I dreamed of a love I thought I had forgotten. He showed me his open hands and I fell into his arms. Like water without a pot, I could not be contained. When we started walking backwards, it seemed like a fun kind of game at first, a new perspective on the shape of things ahead. But we stayed stuck, a broken clock unwound.
I woke up in tears in the stop-watch moment between sleeping and waking reminded of the way we were together. All that was good rushed back much more quickly than any recollections I could have about what was bad. But why would this man from half a lifetime ago come to visit my dreams all these years later with such stinging clarity?
When I knew him, he was on the edge of brokenness. No longer a boy, but not ready to consider himself a man, he saw life as one long path towards intoxication. He had a certain kind of confident swagger and ease that made him incredibly attractive. In between the times when we stayed up all night on a playground listening to the leaves whisper to the trees like frogs, or driving my car to chase down the moon, or watching Spaceballs for the fifteenth time, he was drinking with such a vengeance that he ended up hurting everyone close to him. While I may have tried to give him– and everyone else around me–the impression that I was above it all, I was not. I wanted to be the steady in his sea of troubled waters. But I was probably more of a shipwreck at that time.

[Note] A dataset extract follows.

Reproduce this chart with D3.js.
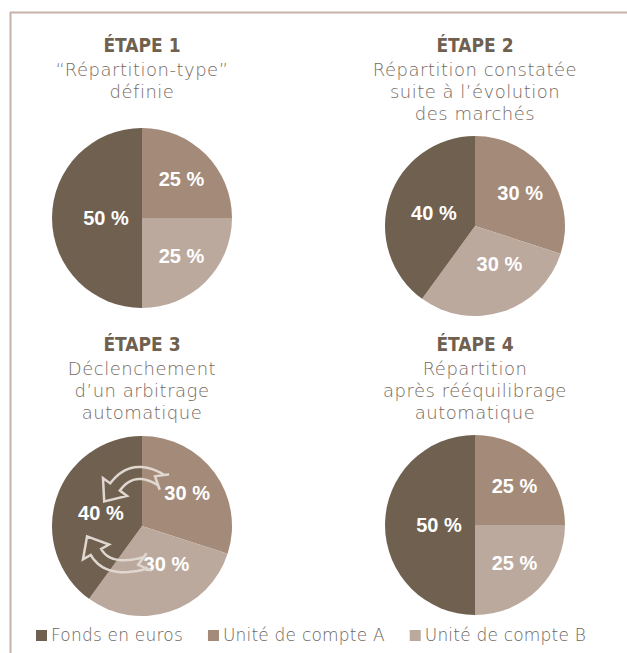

So, I closed my heart and floated away.
When someone struggling with addiction goes through a 12-step process, at some point during their recovery, they will get to number nine: Making amends.
“An amend has to do with restoring justice as much as possible. The idea is to restore in a direct way that which we have broken or damaged–or to make restoration in a symbolic way if we can’t do it directly.” –from the Hazelden website
A few years ago, he called me to apologize for the things that had come to pass between us when we were young. I was so caught off-guard that my knee-jerk reaction was to tell him it was no big deal, I was over it a long time ago. While it is true that I didn’t harbor any negativity towards him, when I looked a little deeper, I wasn’t so sure. I found myself wondering if there was one incident in particular he was apologizing for and why exactly he thought it was a good time to pull me out of my life to remind me of our past together. I went from blasé to pissed to sad in a matter of hours. I mean, how fucking difficult is it for me to accept an apology?
I realized that buried in the apology was what remained between us. We had loved each other. I had been there for him when others had not. I had opened myself to him in ways I had never done with anyone else before. He was my first great, but not-so-great love. And in the process of making amends, he had shown me that I had meant more to him than I had convinced myself in order to get over my heartache all those years ago.
He’s doing quite well for himself. He has a beautiful family. He lived up to the potential everyone who knew him could see even when he couldn’t. The truth is that relationships braid two people together beyond time and reason. While my time with him was a bit like a broken clock stuck between adolescence and adulthood, having the chance to restore what had been honest and true between us was one of the best of life’s little surprises.
Love seeing you write again. This is beautiful.
Peeling away these layers will allow you to let in whatever is coming your way. Maybe this most important part is to realize you were loved and allowing yourself to fully feel and know it even it it did not show up as you would have wanted.
Thank you Marlene. This is beautiful. I am truly struck by “my first great but not so great love”. Amazing how much has opened up for me to explore with those few words.